Beginning with the first line, set down every line through the one containing "import plotly.graph_objects as go", exactly as it appears, but not the pictures.

[start of Information provided]

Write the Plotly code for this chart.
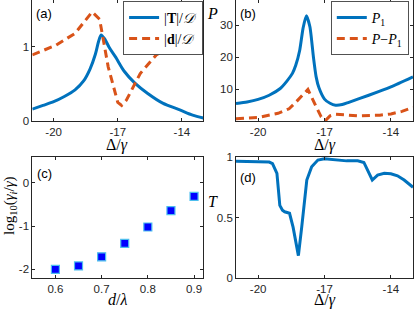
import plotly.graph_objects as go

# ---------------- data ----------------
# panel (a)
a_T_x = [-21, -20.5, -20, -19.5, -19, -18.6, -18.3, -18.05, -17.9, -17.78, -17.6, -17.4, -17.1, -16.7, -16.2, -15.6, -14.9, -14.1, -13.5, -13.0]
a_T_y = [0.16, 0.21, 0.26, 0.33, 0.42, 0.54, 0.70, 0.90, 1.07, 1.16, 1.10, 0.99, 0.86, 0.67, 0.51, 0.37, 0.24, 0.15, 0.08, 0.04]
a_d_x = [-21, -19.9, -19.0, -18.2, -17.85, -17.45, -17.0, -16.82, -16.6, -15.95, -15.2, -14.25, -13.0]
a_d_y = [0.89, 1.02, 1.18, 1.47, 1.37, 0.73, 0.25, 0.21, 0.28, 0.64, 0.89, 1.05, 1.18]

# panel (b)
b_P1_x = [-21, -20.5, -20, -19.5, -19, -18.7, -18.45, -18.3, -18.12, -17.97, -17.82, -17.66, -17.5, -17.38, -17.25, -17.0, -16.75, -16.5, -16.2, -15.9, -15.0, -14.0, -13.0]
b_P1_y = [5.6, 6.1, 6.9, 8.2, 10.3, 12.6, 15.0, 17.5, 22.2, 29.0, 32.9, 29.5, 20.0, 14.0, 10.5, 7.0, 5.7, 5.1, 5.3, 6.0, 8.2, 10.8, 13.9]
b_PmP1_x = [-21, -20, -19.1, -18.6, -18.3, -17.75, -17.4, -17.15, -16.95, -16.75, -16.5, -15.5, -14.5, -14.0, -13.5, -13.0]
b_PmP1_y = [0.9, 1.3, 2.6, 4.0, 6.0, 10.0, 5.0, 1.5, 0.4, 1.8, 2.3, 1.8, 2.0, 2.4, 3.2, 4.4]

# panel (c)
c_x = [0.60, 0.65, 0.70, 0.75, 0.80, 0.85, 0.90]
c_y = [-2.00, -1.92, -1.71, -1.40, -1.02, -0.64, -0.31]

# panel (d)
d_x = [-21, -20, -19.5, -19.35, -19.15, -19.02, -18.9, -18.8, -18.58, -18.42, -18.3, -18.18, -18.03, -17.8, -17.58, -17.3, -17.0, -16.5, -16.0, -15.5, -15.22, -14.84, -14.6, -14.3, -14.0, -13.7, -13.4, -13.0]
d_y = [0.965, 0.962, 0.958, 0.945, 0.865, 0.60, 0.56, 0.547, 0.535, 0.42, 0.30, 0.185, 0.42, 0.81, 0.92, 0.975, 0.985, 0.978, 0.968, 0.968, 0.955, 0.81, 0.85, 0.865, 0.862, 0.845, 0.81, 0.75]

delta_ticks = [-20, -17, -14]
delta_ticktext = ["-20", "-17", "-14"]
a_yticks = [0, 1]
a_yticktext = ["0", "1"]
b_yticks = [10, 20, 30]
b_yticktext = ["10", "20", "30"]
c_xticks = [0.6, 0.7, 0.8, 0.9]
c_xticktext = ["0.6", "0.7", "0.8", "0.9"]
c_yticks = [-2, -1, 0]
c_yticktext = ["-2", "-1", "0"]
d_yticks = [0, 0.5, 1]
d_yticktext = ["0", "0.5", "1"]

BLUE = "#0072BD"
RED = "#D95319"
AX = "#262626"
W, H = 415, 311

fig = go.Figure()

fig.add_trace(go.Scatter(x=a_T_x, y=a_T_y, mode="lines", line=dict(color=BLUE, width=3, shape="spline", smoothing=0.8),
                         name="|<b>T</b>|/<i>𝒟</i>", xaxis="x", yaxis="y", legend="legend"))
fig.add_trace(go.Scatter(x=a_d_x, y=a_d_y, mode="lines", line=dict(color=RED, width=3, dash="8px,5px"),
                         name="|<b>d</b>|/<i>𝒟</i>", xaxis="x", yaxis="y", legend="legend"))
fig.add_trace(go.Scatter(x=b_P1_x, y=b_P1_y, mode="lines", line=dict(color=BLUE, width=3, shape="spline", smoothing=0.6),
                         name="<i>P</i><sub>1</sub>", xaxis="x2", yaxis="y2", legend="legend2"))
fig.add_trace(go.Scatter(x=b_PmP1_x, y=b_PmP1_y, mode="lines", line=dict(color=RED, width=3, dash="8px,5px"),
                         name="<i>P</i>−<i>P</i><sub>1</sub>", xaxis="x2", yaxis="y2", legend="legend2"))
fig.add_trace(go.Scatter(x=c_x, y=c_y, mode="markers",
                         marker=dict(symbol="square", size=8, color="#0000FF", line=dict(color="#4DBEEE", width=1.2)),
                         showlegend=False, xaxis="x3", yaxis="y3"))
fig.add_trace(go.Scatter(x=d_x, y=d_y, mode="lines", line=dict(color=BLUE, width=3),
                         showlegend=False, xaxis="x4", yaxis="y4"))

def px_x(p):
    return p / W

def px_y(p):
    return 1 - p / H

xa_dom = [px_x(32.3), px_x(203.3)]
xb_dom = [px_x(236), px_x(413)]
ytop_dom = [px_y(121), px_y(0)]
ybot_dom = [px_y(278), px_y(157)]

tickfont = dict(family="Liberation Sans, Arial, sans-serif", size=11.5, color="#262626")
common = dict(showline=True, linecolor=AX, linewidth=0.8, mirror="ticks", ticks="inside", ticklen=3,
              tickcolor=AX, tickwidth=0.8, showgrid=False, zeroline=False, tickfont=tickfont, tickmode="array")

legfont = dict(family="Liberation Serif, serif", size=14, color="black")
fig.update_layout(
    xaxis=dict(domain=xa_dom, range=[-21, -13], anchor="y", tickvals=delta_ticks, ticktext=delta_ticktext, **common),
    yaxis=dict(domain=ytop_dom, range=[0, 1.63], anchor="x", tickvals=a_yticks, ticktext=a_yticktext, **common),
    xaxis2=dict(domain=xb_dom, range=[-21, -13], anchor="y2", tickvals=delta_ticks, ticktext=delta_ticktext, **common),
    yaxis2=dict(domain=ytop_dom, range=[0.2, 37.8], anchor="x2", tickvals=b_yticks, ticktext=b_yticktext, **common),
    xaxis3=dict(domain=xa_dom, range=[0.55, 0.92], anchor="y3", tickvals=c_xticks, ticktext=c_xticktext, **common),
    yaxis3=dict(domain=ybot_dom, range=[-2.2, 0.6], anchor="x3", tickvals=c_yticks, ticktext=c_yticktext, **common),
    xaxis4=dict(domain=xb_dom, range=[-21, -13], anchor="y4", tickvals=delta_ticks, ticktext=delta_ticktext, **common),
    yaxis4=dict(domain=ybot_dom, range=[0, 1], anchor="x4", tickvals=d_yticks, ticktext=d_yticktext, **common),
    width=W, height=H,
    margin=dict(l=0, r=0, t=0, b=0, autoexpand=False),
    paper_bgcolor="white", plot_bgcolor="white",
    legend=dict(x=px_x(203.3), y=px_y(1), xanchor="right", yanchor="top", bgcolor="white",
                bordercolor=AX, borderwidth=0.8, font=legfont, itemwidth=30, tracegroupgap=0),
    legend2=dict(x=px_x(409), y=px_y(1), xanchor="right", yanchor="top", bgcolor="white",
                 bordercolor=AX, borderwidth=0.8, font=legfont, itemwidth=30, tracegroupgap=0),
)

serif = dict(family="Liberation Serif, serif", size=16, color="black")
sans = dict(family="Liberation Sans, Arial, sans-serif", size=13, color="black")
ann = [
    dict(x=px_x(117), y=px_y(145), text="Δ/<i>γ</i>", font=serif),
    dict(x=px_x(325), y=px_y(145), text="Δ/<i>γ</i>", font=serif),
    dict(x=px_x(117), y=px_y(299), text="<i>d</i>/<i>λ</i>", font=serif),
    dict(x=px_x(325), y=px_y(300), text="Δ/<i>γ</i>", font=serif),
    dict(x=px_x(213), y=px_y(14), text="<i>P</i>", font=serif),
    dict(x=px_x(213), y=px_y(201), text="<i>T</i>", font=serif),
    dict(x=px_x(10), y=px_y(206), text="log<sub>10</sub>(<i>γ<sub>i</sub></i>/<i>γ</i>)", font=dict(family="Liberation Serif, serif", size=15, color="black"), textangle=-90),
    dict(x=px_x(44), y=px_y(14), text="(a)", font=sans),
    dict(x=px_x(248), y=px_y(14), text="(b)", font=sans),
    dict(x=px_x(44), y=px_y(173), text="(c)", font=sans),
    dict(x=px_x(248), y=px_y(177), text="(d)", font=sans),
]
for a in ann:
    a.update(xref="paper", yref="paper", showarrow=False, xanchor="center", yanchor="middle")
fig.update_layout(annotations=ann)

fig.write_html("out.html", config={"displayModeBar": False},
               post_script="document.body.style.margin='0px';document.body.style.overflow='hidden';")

[end of Information provided]

◆ Task output:
Write the Plotly code for this chart.
import plotly.graph_objects as go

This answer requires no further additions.